Task instructions: In this exercise, return the whole listing exactly, excluding any images.

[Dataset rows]
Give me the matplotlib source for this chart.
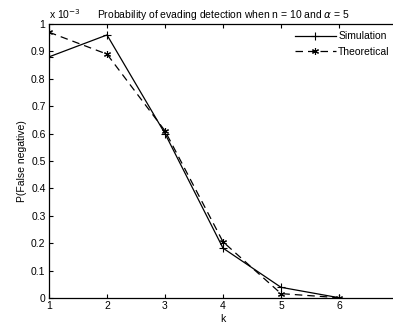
import matplotlib
matplotlib.use("Agg")
import matplotlib.pyplot as plt

k = [1, 2, 3, 4, 5, 6]
simulation = [0.88e-3, 0.96e-3, 0.60e-3, 0.182e-3, 0.039e-3, 0.001e-3]
theoretical = [0.97e-3, 0.89e-3, 0.61e-3, 0.205e-3, 0.016e-3, 0.001e-3]
yticks = [i * 0.1e-3 for i in range(11)]
ytick_labels = ["0", "0.1", "0.2", "0.3", "0.4", "0.5", "0.6", "0.7", "0.8", "0.9", "1"]

plt.rcParams['font.family'] = ['Liberation Sans', 'DejaVu Sans']
fs = 7.5

fig = plt.figure(figsize=(3.93, 3.26), dpi=100)
ax = fig.add_axes([49/393, 28/326, 348/393, 274/326])

ax.plot(k, simulation, color='black', lw=0.9, marker='+', ms=6, mew=0.8, label='Simulation')
ax.plot(k, theoretical, color='black', lw=0.9, ls=(0, (6, 4)), marker=(6, 2, 0), ms=5, mew=0.8, label='Theoretical')

ax.set_xlim(1, 7)
ax.set_ylim(0, 1e-3)
ax.set_xticks(k)
ax.set_xticklabels([str(v) for v in k], fontsize=fs)
ax.set_yticks(yticks)
ax.set_yticklabels(ytick_labels, fontsize=fs)
ax.tick_params(direction='in', length=3, width=0.8, top=True, right=True, pad=2.5)
for s in ax.spines.values():
    s.set_linewidth(0.9)

ax.text(0.0, 1.012, r"x 10$^{-3}$", transform=ax.transAxes, fontsize=fs, ha='left', va='bottom')
ax.set_title(r"Probability of evading detection when n = 10 and $\alpha$ = 5", fontsize=fs, pad=4)
ax.set_xlabel("k", fontsize=fs, labelpad=2)
ax.set_ylabel("P(False negative)", fontsize=fs, labelpad=3)

leg = ax.legend(loc='upper right', bbox_to_anchor=((397 - 49)/348, 1.0), frameon=False,
                fontsize=fs, handlelength=3.9, handletextpad=0.25, labelspacing=0.55,
                borderaxespad=0.3)

fig.savefig("out.png", dpi=100)
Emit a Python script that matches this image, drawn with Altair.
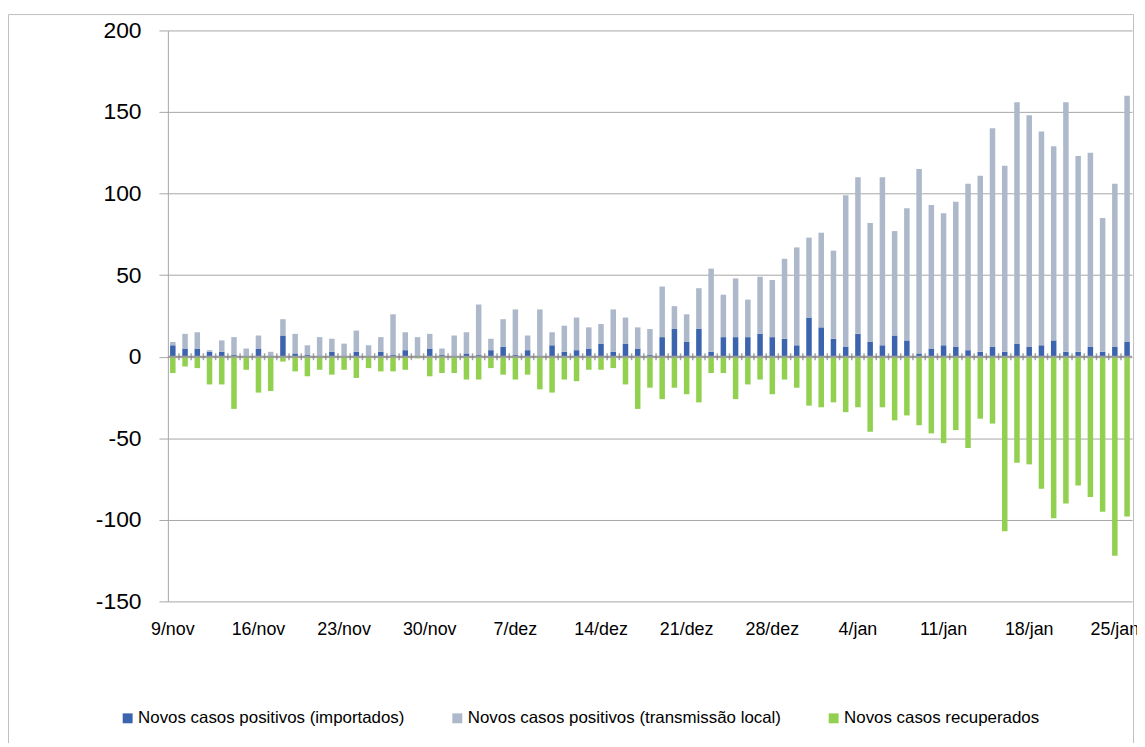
import altair as alt
import pandas as pd

# ---- categories -------------------------------------------------------------
start_day = "2020-11-09"
n_days = 79
months_pt = {11: "nov", 12: "dez", 1: "jan"}
dates = pd.date_range(start_day, periods=n_days, freq="D")
day_labels = [f"{d.day}/{months_pt[d.month]}" for d in dates]
axis_labels = day_labels[::7]

series_names = [
    "Novos casos positivos (importados)",
    "Novos casos positivos (transmissão local)",
    "Novos casos recuperados",
]
series_colors = ["#3C64AE", "#ADB9CA", "#92D050"]

# ---- values ------------------------------------------------------------------
imported = [7, 5, 5, 3, 3, 1, 0, 5, 0, 13,
            2, 1, 0, 3, 0, 3, 0, 3, 1, 4,
            0, 5, 1, 0, 2, 1, 4, 6, 1, 4,
            0, 7, 3, 4, 5, 8, 3, 8, 5, 1,
            12, 17, 9, 17, 3, 12, 12, 12, 14, 12,
            11, 7, 24, 18, 11, 6, 14, 9, 7, 13,
            10, 2, 5, 7, 6, 4, 3, 6, 3, 8,
            6, 7, 10, 3, 3, 6, 3, 6, 9]

local = [2, 9, 10, 1, 7, 11, 5, 8, 3, 10,
         12, 6, 12, 8, 8, 13, 7, 9, 25, 11,
         12, 9, 4, 13, 13, 31, 7, 17, 28, 9,
         29, 8, 16, 20, 13, 12, 26, 16, 13, 16,
         31, 14, 17, 25, 51, 26, 36, 23, 35, 35,
         49, 60, 49, 58, 54, 93, 96, 73, 103, 64,
         81, 113, 88, 81, 89, 102, 108, 134, 114, 148,
         142, 131, 119, 153, 120, 119, 82, 100, 151]

recovered = [-10, -6, -7, -17, -17, -32, -8, -22, -21, -3,
             -9, -12, -8, -11, -8, -13, -7, -9, -9, -8,
             -1, -12, -10, -10, -14, -14, -7, -11, -14, -11,
             -20, -22, -14, -15, -8, -8, -7, -17, -32, -19,
             -26, -19, -23, -28, -10, -10, -26, -17, -14, -23,
             -14, -19, -30, -31, -28, -34, -31, -46, -31, -39,
             -36, -42, -47, -53, -45, -56, -38, -41, -107, -65,
             -66, -81, -99, -90, -79, -86, -95, -122, -98]

y_ticks = [-150, -100, -50, 0, 50, 100, 150, 200]

# ---- long table -------------------------------------------------------------
rows = []
for k, (name, vals) in enumerate(zip(series_names, [imported, local, recovered])):
    for lab, v in zip(day_labels, vals):
        rows.append({"dia": lab, "serie": name, "valor": v, "ordem": k})
df = pd.DataFrame(rows)

tick_df = pd.DataFrame({"dia": day_labels[1:]})

FONT = "Liberation Sans"
GRID = "#a6a6a6"

x_scale = alt.Scale(paddingInner=0.55, paddingOuter=0.18)

bars = alt.Chart(df).mark_bar().encode(
    x=alt.X(
        "dia:O",
        sort=day_labels,
        scale=x_scale,
        axis=alt.Axis(
            values=axis_labels,
            labelAngle=0,
            domain=False,
            ticks=False,
            tickSize=0,
            labelPadding=19,
            labelFontSize=18,
            labelFont=FONT,
            labelColor="black",
            title=None,
        ),
    ),
    y=alt.Y(
        "valor:Q",
        stack="zero",
        scale=alt.Scale(domain=[-150, 200], nice=False, zero=True),
        axis=alt.Axis(
            values=y_ticks,
            labelExpr="toString(datum.value)",
            grid=True,
            gridColor=GRID,
            gridWidth=1,
            domainColor=GRID,
            tickColor=GRID,
            tickSize=9,
            labelPadding=18,
            labelFontSize=23,
            labelFont=FONT,
            labelColor="black",
            title=None,
        ),
    ),
    color=alt.Color(
        "serie:N",
        scale=alt.Scale(domain=series_names, range=series_colors),
        legend=alt.Legend(
            title=None,
            orient="none",
            legendX=-49,
            legendY=684,
            direction="horizontal",
            columns=3,
            columnPadding=44,
            symbolType="square",
            symbolSize=100,
            symbolStrokeWidth=0,
            labelFont=FONT,
            labelFontSize=17,
            labelColor="black",
            labelLimit=0,
            labelOffset=2,
        ),
    ),
    order=alt.Order("ordem:Q"),
)

zero_line = alt.Chart(alt.Data(values=[{"z": 0}])).mark_rule(
    color="#9a9a9a", strokeWidth=2
).encode(y=alt.Y("z:Q"))

ticks = alt.Chart(tick_df).mark_tick(
    orient="vertical", size=7, thickness=1.5, color="#7f7f7f", xOffset=-3.4
).encode(
    x=alt.X("dia:O", sort=day_labels, bandPosition=0),
    y=alt.datum(0),
)

border = alt.Chart(alt.Data(values=[{"b": 1}])).mark_rect(
    fillOpacity=0, stroke="#bfbfbf", strokeWidth=1
).encode(
    x=alt.value(-160.5),
    x2=alt.value(972.5),
    y=alt.value(-16),
    y2=alt.value(740),
)

chart = (
    alt.layer(bars, zero_line, ticks, border)
    .properties(
        width=971,
        height=575,
        padding={"left": 161, "top": 20, "right": 5, "bottom": 140},
        autosize=alt.AutoSizeParams(type="none"),
        background="white",
    )
    .configure_view(strokeWidth=0)
)

chart.save("out.html", embed_options={"renderer": "svg", "actions": False})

Task output:
Give me the matplotlib source for this chart.
import matplotlib
matplotlib.use("Agg")
import matplotlib.pyplot as plt

k = [1, 2, 3, 4, 5, 6]
simulation = [0.88e-3, 0.96e-3, 0.60e-3, 0.182e-3, 0.039e-3, 0.001e-3]
theoretical = [0.97e-3, 0.89e-3, 0.61e-3, 0.205e-3, 0.016e-3, 0.001e-3]
yticks = [i * 0.1e-3 for i in range(11)]
ytick_labels = ["0", "0.1", "0.2", "0.3", "0.4", "0.5", "0.6", "0.7", "0.8", "0.9", "1"]

plt.rcParams['font.family'] = ['Liberation Sans', 'DejaVu Sans']
fs = 7.5

fig = plt.figure(figsize=(3.93, 3.26), dpi=100)
ax = fig.add_axes([49/393, 28/326, 348/393, 274/326])

ax.plot(k, simulation, color='black', lw=0.9, marker='+', ms=6, mew=0.8, label='Simulation')
ax.plot(k, theoretical, color='black', lw=0.9, ls=(0, (6, 4)), marker=(6, 2, 0), ms=5, mew=0.8, label='Theoretical')

ax.set_xlim(1, 7)
ax.set_ylim(0, 1e-3)
ax.set_xticks(k)
ax.set_xticklabels([str(v) for v in k], fontsize=fs)
ax.set_yticks(yticks)
ax.set_yticklabels(ytick_labels, fontsize=fs)
ax.tick_params(direction='in', length=3, width=0.8, top=True, right=True, pad=2.5)
for s in ax.spines.values():
    s.set_linewidth(0.9)

ax.text(0.0, 1.012, r"x 10$^{-3}$", transform=ax.transAxes, fontsize=fs, ha='left', va='bottom')
ax.set_title(r"Probability of evading detection when n = 10 and $\alpha$ = 5", fontsize=fs, pad=4)
ax.set_xlabel("k", fontsize=fs, labelpad=2)
ax.set_ylabel("P(False negative)", fontsize=fs, labelpad=3)

leg = ax.legend(loc='upper right', bbox_to_anchor=((397 - 49)/348, 1.0), frameon=False,
                fontsize=fs, handlelength=3.9, handletextpad=0.25, labelspacing=0.55,
                borderaxespad=0.3)

fig.savefig("out.png", dpi=100)
Emit a Python script that matches this image, drawn with Altair.
import altair as alt
import pandas as pd

# ---- categories -------------------------------------------------------------
start_day = "2020-11-09"
n_days = 79
months_pt = {11: "nov", 12: "dez", 1: "jan"}
dates = pd.date_range(start_day, periods=n_days, freq="D")
day_labels = [f"{d.day}/{months_pt[d.month]}" for d in dates]
axis_labels = day_labels[::7]

series_names = [
    "Novos casos positivos (importados)",
    "Novos casos positivos (transmissão local)",
    "Novos casos recuperados",
]
series_colors = ["#3C64AE", "#ADB9CA", "#92D050"]

# ---- values ------------------------------------------------------------------
imported = [7, 5, 5, 3, 3, 1, 0, 5, 0, 13,
            2, 1, 0, 3, 0, 3, 0, 3, 1, 4,
            0, 5, 1, 0, 2, 1, 4, 6, 1, 4,
            0, 7, 3, 4, 5, 8, 3, 8, 5, 1,
            12, 17, 9, 17, 3, 12, 12, 12, 14, 12,
            11, 7, 24, 18, 11, 6, 14, 9, 7, 13,
            10, 2, 5, 7, 6, 4, 3, 6, 3, 8,
            6, 7, 10, 3, 3, 6, 3, 6, 9]

local = [2, 9, 10, 1, 7, 11, 5, 8, 3, 10,
         12, 6, 12, 8, 8, 13, 7, 9, 25, 11,
         12, 9, 4, 13, 13, 31, 7, 17, 28, 9,
         29, 8, 16, 20, 13, 12, 26, 16, 13, 16,
         31, 14, 17, 25, 51, 26, 36, 23, 35, 35,
         49, 60, 49, 58, 54, 93, 96, 73, 103, 64,
         81, 113, 88, 81, 89, 102, 108, 134, 114, 148,
         142, 131, 119, 153, 120, 119, 82, 100, 151]

recovered = [-10, -6, -7, -17, -17, -32, -8, -22, -21, -3,
             -9, -12, -8, -11, -8, -13, -7, -9, -9, -8,
             -1, -12, -10, -10, -14, -14, -7, -11, -14, -11,
             -20, -22, -14, -15, -8, -8, -7, -17, -32, -19,
             -26, -19, -23, -28, -10, -10, -26, -17, -14, -23,
             -14, -19, -30, -31, -28, -34, -31, -46, -31, -39,
             -36, -42, -47, -53, -45, -56, -38, -41, -107, -65,
             -66, -81, -99, -90, -79, -86, -95, -122, -98]

y_ticks = [-150, -100, -50, 0, 50, 100, 150, 200]

# ---- long table -------------------------------------------------------------
rows = []
for k, (name, vals) in enumerate(zip(series_names, [imported, local, recovered])):
    for lab, v in zip(day_labels, vals):
        rows.append({"dia": lab, "serie": name, "valor": v, "ordem": k})
df = pd.DataFrame(rows)

tick_df = pd.DataFrame({"dia": day_labels[1:]})

FONT = "Liberation Sans"
GRID = "#a6a6a6"

x_scale = alt.Scale(paddingInner=0.55, paddingOuter=0.18)

bars = alt.Chart(df).mark_bar().encode(
    x=alt.X(
        "dia:O",
        sort=day_labels,
        scale=x_scale,
        axis=alt.Axis(
            values=axis_labels,
            labelAngle=0,
            domain=False,
            ticks=False,
            tickSize=0,
            labelPadding=19,
            labelFontSize=18,
            labelFont=FONT,
            labelColor="black",
            title=None,
        ),
    ),
    y=alt.Y(
        "valor:Q",
        stack="zero",
        scale=alt.Scale(domain=[-150, 200], nice=False, zero=True),
        axis=alt.Axis(
            values=y_ticks,
            labelExpr="toString(datum.value)",
            grid=True,
            gridColor=GRID,
            gridWidth=1,
            domainColor=GRID,
            tickColor=GRID,
            tickSize=9,
            labelPadding=18,
            labelFontSize=23,
            labelFont=FONT,
            labelColor="black",
            title=None,
        ),
    ),
    color=alt.Color(
        "serie:N",
        scale=alt.Scale(domain=series_names, range=series_colors),
        legend=alt.Legend(
            title=None,
            orient="none",
            legendX=-49,
            legendY=684,
            direction="horizontal",
            columns=3,
            columnPadding=44,
            symbolType="square",
            symbolSize=100,
            symbolStrokeWidth=0,
            labelFont=FONT,
            labelFontSize=17,
            labelColor="black",
            labelLimit=0,
            labelOffset=2,
        ),
    ),
    order=alt.Order("ordem:Q"),
)

zero_line = alt.Chart(alt.Data(values=[{"z": 0}])).mark_rule(
    color="#9a9a9a", strokeWidth=2
).encode(y=alt.Y("z:Q"))

ticks = alt.Chart(tick_df).mark_tick(
    orient="vertical", size=7, thickness=1.5, color="#7f7f7f", xOffset=-3.4
).encode(
    x=alt.X("dia:O", sort=day_labels, bandPosition=0),
    y=alt.datum(0),
)

border = alt.Chart(alt.Data(values=[{"b": 1}])).mark_rect(
    fillOpacity=0, stroke="#bfbfbf", strokeWidth=1
).encode(
    x=alt.value(-160.5),
    x2=alt.value(972.5),
    y=alt.value(-16),
    y2=alt.value(740),
)

chart = (
    alt.layer(bars, zero_line, ticks, border)
    .properties(
        width=971,
        height=575,
        padding={"left": 161, "top": 20, "right": 5, "bottom": 140},
        autosize=alt.AutoSizeParams(type="none"),
        background="white",
    )
    .configure_view(strokeWidth=0)
)

chart.save("out.html", embed_options={"renderer": "svg", "actions": False})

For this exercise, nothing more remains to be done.